Its basin is surrounded by the Amguema and Palyavaam basins to the north, the Bolshoy Anyuy, Oloy and Kolyma basins to the northwest, and the Penzhina basin to the southwest.
| Location of the Anadyr | Basin of the Anadyr with its main tributaries |

==History==
In 1648, Semyon Dezhnev reached the mouth of the Anadyr after being shipwrecked on the coast. In 1649, he went upriver and built winter quarters at Anadyrsk. For the next 100 years, the Anadyr was the main route from the Arctic to the Pacific and Kamchatka.

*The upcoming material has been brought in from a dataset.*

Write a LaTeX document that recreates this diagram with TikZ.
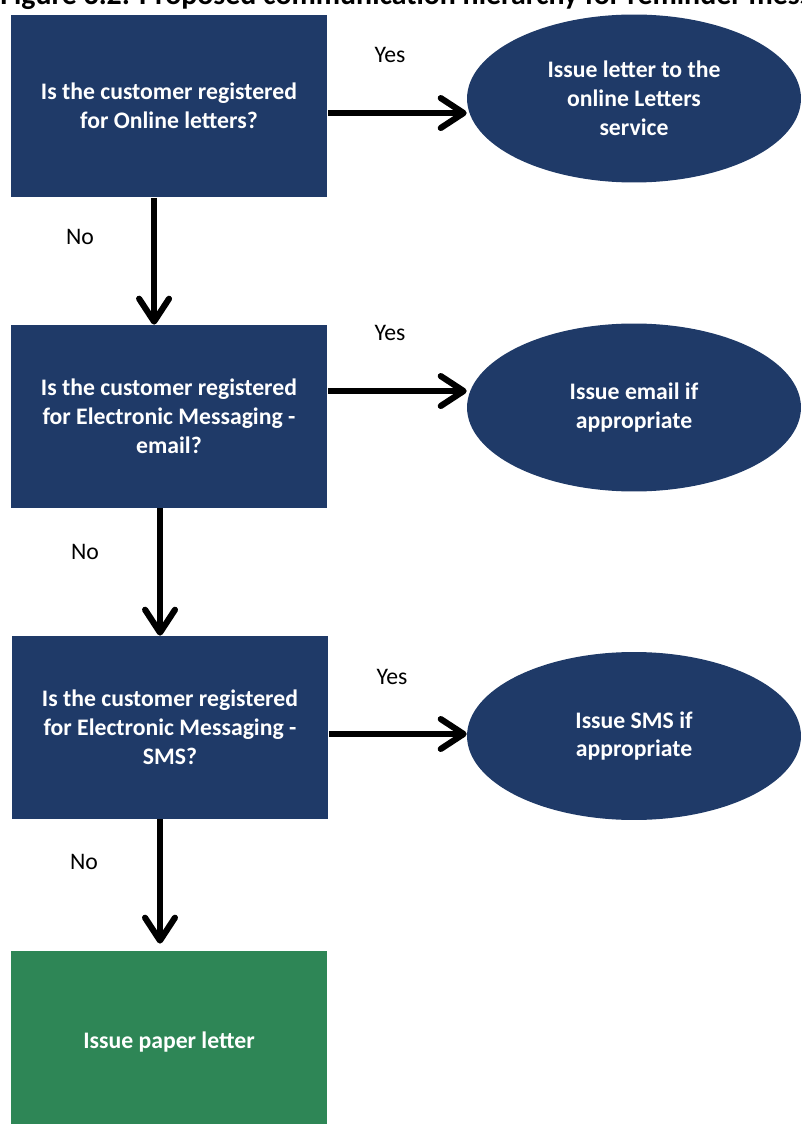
\documentclass[tikz,border=0pt]{standalone}
\usepackage{fontspec}
\setsansfont{Carlito}
\usetikzlibrary{arrows.meta, positioning, shapes.geometric}
\definecolor{msgnavy}{HTML}{1F3A68}
\definecolor{msggreen}{HTML}{2E8656}

\begin{document}
\begin{tikzpicture}[x=0.02cm, y=-0.02cm, font=\sffamily,
  question/.style={fill=msgnavy, text=white, font=\sffamily\bfseries\fontsize{13.5}{16.4}\selectfont, align=center, inner sep=0pt, minimum width=6.34cm, minimum height=3.66cm},
  outcome/.style={ellipse, fill=msgnavy, text=white, font=\sffamily\bfseries\fontsize{13.5}{16.4}\selectfont, align=center, inner sep=0pt, minimum width=6.68cm, minimum height=3.36cm},
  answer/.style={font=\sffamily\fontsize{13.5}{16.4}\selectfont, inner sep=0pt},
  flow/.style={line width=3.5pt, -{Straight Barb[length=13pt, width=17pt, round]}}]
  \useasboundingbox (0,0) rectangle (801,1124);
  \clip (0,0) rectangle (801,1124);
  \node[anchor=base west, inner sep=0pt, font=\sffamily\bfseries\fontsize{17}{20}\selectfont] (title) at (0,5) {Figure 3.2: Proposed communication hierarchy for reminder messages};
  % decisions down the left
  \node[question] (q1) at (169,106) {Is the customer registered\\for Online letters?};
  \node[question] (q2) at (169,416.5) {Is the customer registered\\for Electronic Messaging -\\email?};
  \node[question] (q3) at (170,727.5) {Is the customer registered\\for Electronic Messaging -\\SMS?};
  \node[question, fill=msggreen] (paper) at (169,1042.5) {Issue paper letter};
  % outcomes on the right
  \node[outcome] (o1) at (634,98.5) {Issue letter to the\\online Letters\\service};
  \node[outcome] (o2) at (634,407.5) {Issue email if\\appropriate};
  \node[outcome] (o3) at (634,736) {Issue SMS if\\appropriate};
  % yes branches
  \coordinate (y1) at ([yshift=-4pt]q1.east);
  \coordinate (y2) at ([yshift=14.5pt]q2.east);
  \coordinate (y3) at ([yshift=-3.7pt]q3.east);
  \draw[flow] (y1) -- (y1 -| o1.west);
  \draw[flow] (y2) -- (y2 -| o2.west);
  \draw[flow] (y3) -- (y3 -| o3.west);
  \node[answer] (yes1) at (390,55) {Yes};
  \node[answer] (yes2) at (390,333) {Yes};
  \node[answer] (yes3) at (392,677) {Yes};
  % no branches
  \coordinate (n1) at ([xshift=-8.5pt]q1.south);
  \coordinate (n2) at ([xshift=-5.1pt]q2.south);
  \coordinate (n3) at ([xshift=-5.7pt]q3.south);
  \draw[flow] (n1) -- (n1 |- q2.north);
  \draw[flow] (n2) -- (n2 |- q3.north);
  \draw[flow, shorten >=4pt] (n3) -- (n3 |- paper.north);
  \node[answer] (no1) at (80,237) {No};
  \node[answer] (no2) at (85,552) {No};
  \node[answer] (no3) at (84,862) {No};
\end{tikzpicture}
\end{document}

In the 18th century, the Anadyr was described by the polar explorer Dmitry Laptev.

==Ecology==
The country through which it passes is thinly populated, and is dominated by tundra, with a rich variety of plant life. (Note: The area, which is still sparsely populated today, in 1911 it was described as "thinly populated".) Much of the region's landscapes are dominated by rugged mountains. For nine months of the year the ground is covered with snow, and the frozen rivers become navigable roads. George Kennan, an American working on the Western Union Telegraph Expedition in the late 1860s, found that dog sled travel on the lower Anadyr was limited by lack of firewood.

Reindeer, upon which the local inhabitants subsisted, were once found in considerable numbers, (Note: This point was made in 1911: "Reindeer, upon which the inhabitants subsist, are found in considerable numbers".) but the domestic reindeer population has collapsed dramatically since the reorganization and privatization of state-run collective farms beginning in 1992. As herds of domestic reindeer have declined, herds of wild caribou have increased.

There are ten species of salmon inhabiting the Anadyr river basin. Every year, on the last Sunday in April, there is an ice fishing competition in the frozen estuarine waters of the Anadyr's mouth. This festival is locally known as Korfest.

The area is a summering place for a number of migratory birds including brent geese, Eurasian wigeons, and the pintails of California.